#### DIRECTION:
Restate each of the lines below word for word and drop every picture.

#### GIVEN MATERIAL:
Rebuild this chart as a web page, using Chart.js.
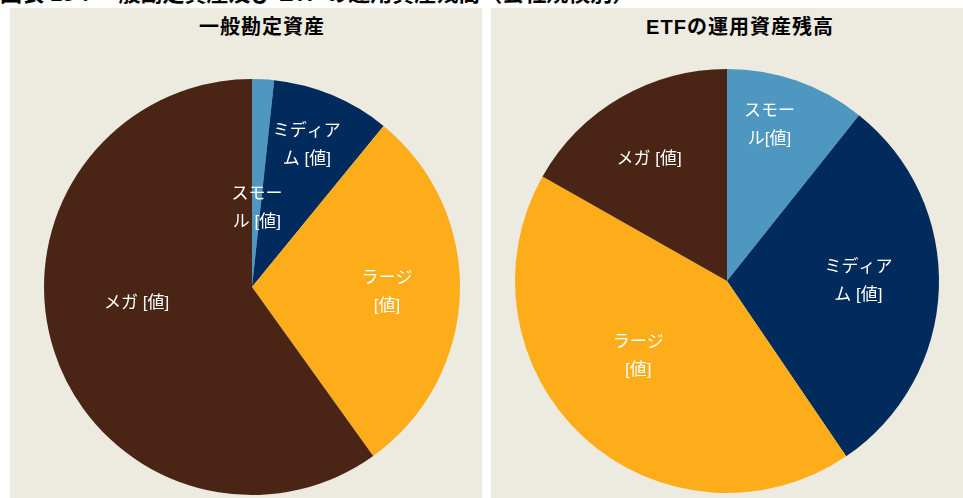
<!DOCTYPE html>
<html>
<head>
<meta charset="utf-8">
<script src="https://cdn.jsdelivr.net/npm/chart.js@4.4.1/dist/chart.umd.min.js"></script>
<style>
  html, body { margin: 0; padding: 0; background: #fff; width: 963px; height: 498px; overflow: hidden;
    font-family: "Liberation Sans", "Noto Sans CJK JP", sans-serif; }
  .heading { position: absolute; left: 0; top: -17px; font-size: 22px; line-height: 22px; font-weight: bold;
    white-space: nowrap; color: #000; }
  .panel { position: absolute; top: 8px; width: 472px; height: 490px; background: #edeae0; }
  #panelLeft  { left: 10px; }
  #panelRight { left: 491px; }
  .panel-title { position: absolute; top: 7px; width: 400px; text-align: center; font-size: 20px; line-height: 24px;
    font-weight: bold; color: #000; letter-spacing: 1px; }
  .panel canvas { position: absolute; left: 0; top: 0; }
</style>
</head>
<body>
<div class="heading">図表 15：一般勘定資産及び ETF の運用資産残高（会社規模別）</div>

<div class="panel" id="panelLeft">
  <div class="panel-title" style="left:52px">一般勘定資産</div>
  <canvas id="generalChart" width="472" height="490"></canvas>
</div>
<div class="panel" id="panelRight">
  <div class="panel-title" style="left:49px">ETFの運用資産残高</div>
  <canvas id="etfChart" width="472" height="490"></canvas>
</div>

<script>
// Company size buckets (clockwise from 12 o'clock)
const categories = ['スモール', 'ミディアム', 'ラージ', 'メガ'];

// Share of assets, %
const generalAccount = [1.7, 9.2, 29.2, 59.9];
const etfAssets      = [10.7, 29.8, 42.7, 16.8];

// Data label text, already wrapped as in the original
const generalLabels = [['スモー', 'ル [値]'], ['ミディア', 'ム [値]'], ['ラージ', '[値]'], ['メガ [値]']];
const etfLabels     = [['スモー', 'ル[値]'], ['ミディア', 'ム [値]'], ['ラージ', '[値]'], ['メガ [値]']];

const SLICE_COLORS = ['#4e97c1', '#002b5c', '#fdad1a', '#4a2515'];
const FONT = '"Liberation Sans", "Noto Sans CJK JP", sans-serif';

// label placement per slice: [fraction of radius, angle nudge in degrees]
const generalPlacement = [[0.38, 0.5], [0.73, -1.5], [0.65, 0.5], [0.56, 10]];
const etfPlacement     = [[0.76, -4], [0.62, -2], [0.55, 7], [0.68, -2.5]];

// ─── Slice labels drawn from the arc geometry ────────────────────────────────
const sliceLabels = {
  id: 'sliceLabels',
  afterDatasetsDraw(chart, args, opts) {
    const { ctx } = chart;
    const meta = chart.getDatasetMeta(0);
    ctx.save();
    ctx.fillStyle = '#fff';
    ctx.font = `17px ${FONT}`;
    ctx.textAlign = 'center';
    ctx.textBaseline = 'middle';
    meta.data.forEach((arc, i) => {
      const { x, y, startAngle, endAngle, outerRadius } = arc.getProps(['x', 'y', 'startAngle', 'endAngle', 'outerRadius'], true);
      const [frac, nudge] = opts.placement[i];
      const mid = (startAngle + endAngle) / 2 + nudge * Math.PI / 180;
      const cx = x + Math.cos(mid) * outerRadius * frac;
      const cy = y + Math.sin(mid) * outerRadius * frac;
      const lines = opts.lines[i];
      const lh = 28;
      lines.forEach((line, k) => {
        ctx.fillText(line, cx, cy + (k - (lines.length - 1) / 2) * lh);
      });
    });
    ctx.restore();
  },
};

function renderPie(id, values, lines, placement, padding) {
  return new Chart(document.getElementById(id), {
    type: 'pie',
    data: {
      labels: categories,
      datasets: [{
        data: values,
        backgroundColor: SLICE_COLORS,
        borderWidth: 0,
      }],
    },
    options: {
      responsive: false,
      animation: false,
      layout: { padding },
      plugins: {
        legend: { display: false },
        tooltip: { enabled: false },
        sliceLabels: { lines, placement },
      },
    },
    plugins: [sliceLabels],
  });
}

renderPie('generalChart', generalAccount, generalLabels, generalPlacement, { top: 71, bottom: 3, left: 34, right: 22 });
renderPie('etfChart', etfAssets, etfLabels, etfPlacement, { top: 61, bottom: 5, left: 24, right: 24 });
</script>
</body>
</html>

#### RESULT OF THIS TASK:
Rebuild this chart as a web page, using Chart.js.
<!DOCTYPE html>
<html>
<head>
<meta charset="utf-8">
<script src="https://cdn.jsdelivr.net/npm/chart.js@4.4.1/dist/chart.umd.min.js"></script>
<style>
  html, body { margin: 0; padding: 0; background: #fff; width: 963px; height: 498px; overflow: hidden;
    font-family: "Liberation Sans", "Noto Sans CJK JP", sans-serif; }
  .heading { position: absolute; left: 0; top: -17px; font-size: 22px; line-height: 22px; font-weight: bold;
    white-space: nowrap; color: #000; }
  .panel { position: absolute; top: 8px; width: 472px; height: 490px; background: #edeae0; }
  #panelLeft  { left: 10px; }
  #panelRight { left: 491px; }
  .panel-title { position: absolute; top: 7px; width: 400px; text-align: center; font-size: 20px; line-height: 24px;
    font-weight: bold; color: #000; letter-spacing: 1px; }
  .panel canvas { position: absolute; left: 0; top: 0; }
</style>
</head>
<body>
<div class="heading">図表 15：一般勘定資産及び ETF の運用資産残高（会社規模別）</div>

<div class="panel" id="panelLeft">
  <div class="panel-title" style="left:52px">一般勘定資産</div>
  <canvas id="generalChart" width="472" height="490"></canvas>
</div>
<div class="panel" id="panelRight">
  <div class="panel-title" style="left:49px">ETFの運用資産残高</div>
  <canvas id="etfChart" width="472" height="490"></canvas>
</div>

<script>
// Company size buckets (clockwise from 12 o'clock)
const categories = ['スモール', 'ミディアム', 'ラージ', 'メガ'];

// Share of assets, %
const generalAccount = [1.7, 9.2, 29.2, 59.9];
const etfAssets      = [10.7, 29.8, 42.7, 16.8];

// Data label text, already wrapped as in the original
const generalLabels = [['スモー', 'ル [値]'], ['ミディア', 'ム [値]'], ['ラージ', '[値]'], ['メガ [値]']];
const etfLabels     = [['スモー', 'ル[値]'], ['ミディア', 'ム [値]'], ['ラージ', '[値]'], ['メガ [値]']];

const SLICE_COLORS = ['#4e97c1', '#002b5c', '#fdad1a', '#4a2515'];
const FONT = '"Liberation Sans", "Noto Sans CJK JP", sans-serif';

// label placement per slice: [fraction of radius, angle nudge in degrees]
const generalPlacement = [[0.38, 0.5], [0.73, -1.5], [0.65, 0.5], [0.56, 10]];
const etfPlacement     = [[0.76, -4], [0.62, -2], [0.55, 7], [0.68, -2.5]];

// ─── Slice labels drawn from the arc geometry ────────────────────────────────
const sliceLabels = {
  id: 'sliceLabels',
  afterDatasetsDraw(chart, args, opts) {
    const { ctx } = chart;
    const meta = chart.getDatasetMeta(0);
    ctx.save();
    ctx.fillStyle = '#fff';
    ctx.font = `17px ${FONT}`;
    ctx.textAlign = 'center';
    ctx.textBaseline = 'middle';
    meta.data.forEach((arc, i) => {
      const { x, y, startAngle, endAngle, outerRadius } = arc.getProps(['x', 'y', 'startAngle', 'endAngle', 'outerRadius'], true);
      const [frac, nudge] = opts.placement[i];
      const mid = (startAngle + endAngle) / 2 + nudge * Math.PI / 180;
      const cx = x + Math.cos(mid) * outerRadius * frac;
      const cy = y + Math.sin(mid) * outerRadius * frac;
      const lines = opts.lines[i];
      const lh = 28;
      lines.forEach((line, k) => {
        ctx.fillText(line, cx, cy + (k - (lines.length - 1) / 2) * lh);
      });
    });
    ctx.restore();
  },
};

function renderPie(id, values, lines, placement, padding) {
  return new Chart(document.getElementById(id), {
    type: 'pie',
    data: {
      labels: categories,
      datasets: [{
        data: values,
        backgroundColor: SLICE_COLORS,
        borderWidth: 0,
      }],
    },
    options: {
      responsive: false,
      animation: false,
      layout: { padding },
      plugins: {
        legend: { display: false },
        tooltip: { enabled: false },
        sliceLabels: { lines, placement },
      },
    },
    plugins: [sliceLabels],
  });
}

renderPie('generalChart', generalAccount, generalLabels, generalPlacement, { top: 71, bottom: 3, left: 34, right: 22 });
renderPie('etfChart', etfAssets, etfLabels, etfPlacement, { top: 61, bottom: 5, left: 24, right: 24 });
</script>
</body>
</html>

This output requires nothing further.